- Born: Mantombi Matotiyana 1933 (age 92–93) Tsolo, Eastern Cape, South Africa
- Origin: South Africa
- Genres: Traditional Xhosa music
- Occupations: Musician, composer, educator
- Instruments: Umrhubhe musical bow, Uhadi, Isitolotolo
- Years active: 1940s–present

= Mantombi Matotiyana =

Mantombi Matotiyana is a South African musician, composer, and master of traditional Xhosa instruments, umrhubhe musical bow (mouth-resonated bow), uhadi (gourd-resonated bow), and isitolotolo (Jew's harp). Her music is deeply connected to the Xhosa musical traditions, and her performances have made her a significant figure in South African cultural heritage.

== Early life ==
Mantombi Matotiyana was born in Tsolo, Eastern Cape, in 1933, to Nqweniso and Maqhangase Matotiyana. She belongs to the Mpondomise clan and traces her lineage through Mpankomo, Somarhwarhwa, Majola, Ngwanya, Qengeba, and Pahla. Raised in the former Transkei (Eastern Cape), she grew up deeply embedded in Xhosa and Mpondomise customs. Her musical journey began at the age of five or six, when her mother, a skilled umrhubhe musical bow player, taught her to play both umrhubhe musical bow and isitolotolo. By the age of ten or eleven, Matotiyana was making her own instruments.

== Personal life ==
Mantombi was married in her early twenties and had five children: four daughters and one son. Her eldest daughter, Ntombizandile, has followed in her mother’s footsteps by learning to play the umrhubhe musical bow. In her later years, Matotiyana moved to Cape Town to support her children, where she established a business with two friends. Despite facing challenges such as a severe injury from a bus accident in 1993, Mantombi continued to perform and compose, using her music as a source of healing and strength.

== Musical career ==
Mantombi's career spans decades, during which she has preserved and shared the rich musical traditions of the Xhosa people.
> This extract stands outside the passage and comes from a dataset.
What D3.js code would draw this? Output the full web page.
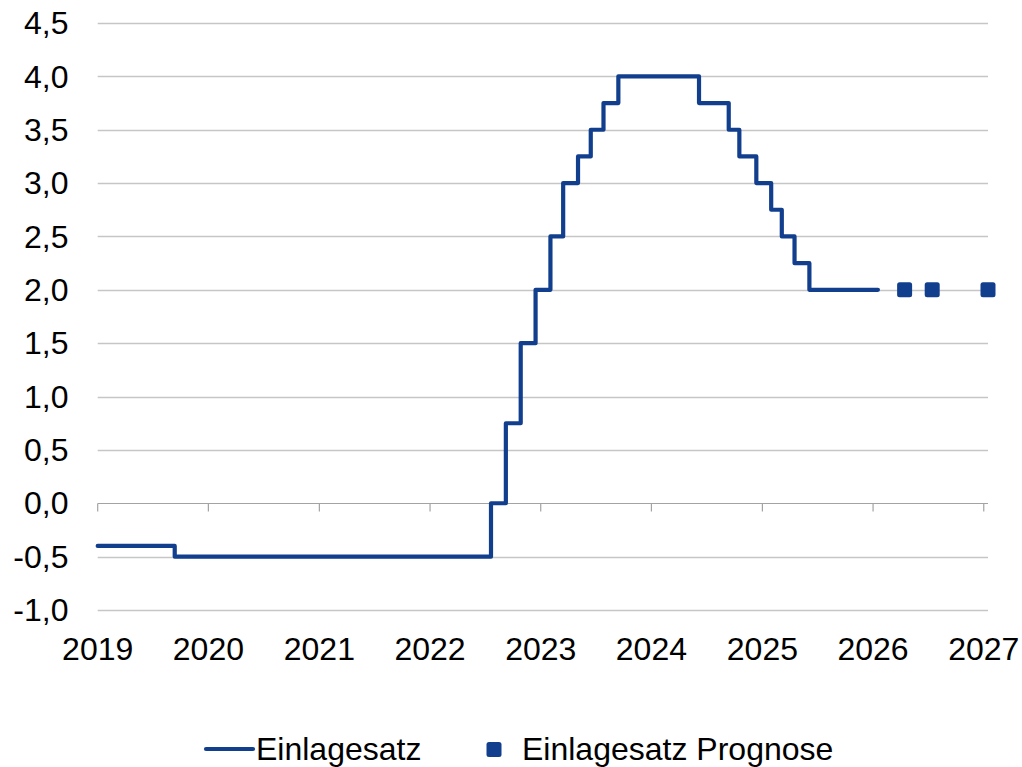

She has performed both locally and internationally. She gained widespread recognition through her collaborations with the renowned South African ensemble Amampondo and Dizu Plaatjies’s project "Ibuyambo".

Her first solo album, titled Songs of Greeting, Healing and Heritage, was released in 2019 by the Africa Open Institute. The album is a collection of traditional songs performed with umrhubhe musical bow, uhadi, and isitolotolo. It reflects Mantombi’s deep connection to her cultural heritage and her role as a storyteller through music.

The album, produced by Michael Blake and engineered by David Langeman, is a powerful testament to her musicianship and features a minimalist production style that highlights the poetic quality of her voice and instrument. Tracks on the album, such as Wachiteka Umzi Wendoda and Wen’ UseGoli, reflect the socio-political struggles of rural South African families, particularly the hardships caused by labor migration. Other songs like Kubuhlungu Ukugula, Somandla, and Umoya Ethethile explore themes of spiritualism, a significant aspect of Matotiyana’s music.

Matotiyana’s ability to blend vocals and overtone melodies using the umrhubhe musical bow and uhadi is a key feature of her music. Her vocal style, described as having a "silvery quality," is complemented by the harmonics produced by the traditional bows she plays. Songs like Molweni demonstrate her mastery of the call-and-response technique common in Xhosa music, creating complex polyphonic textures using overdubbed vocals.

== Contributions and legacy ==
Mantombi Matotiyana’s contributions to South African music extend beyond her performances. She is celebrated for her efforts to revive and preserve umrhubhe musical bow and uhadi, instruments that were once considered extinct. Her music is a living expression of Xhosa cultural traditions, addressing themes of love, loss, spirituality, and resilience.

Mantombi's collaborations with Dizu Plaatjies and Amampondo have further cemented her status as a cultural icon. Plaatjies fondly refers to her as the "Queen of One-Take" for her ability to deliver flawless performances in recording sessions.

In addition to her musical achievements, Matotiyana has been a dedicated educator, passing on her knowledge of traditional instruments to younger generations. Her album Songs of Greeting, Healing and Heritage stands as a vital contribution to the preservation of southern African musical traditions and serves as a reminder of the cultural importance of indigenous music in contemporary society.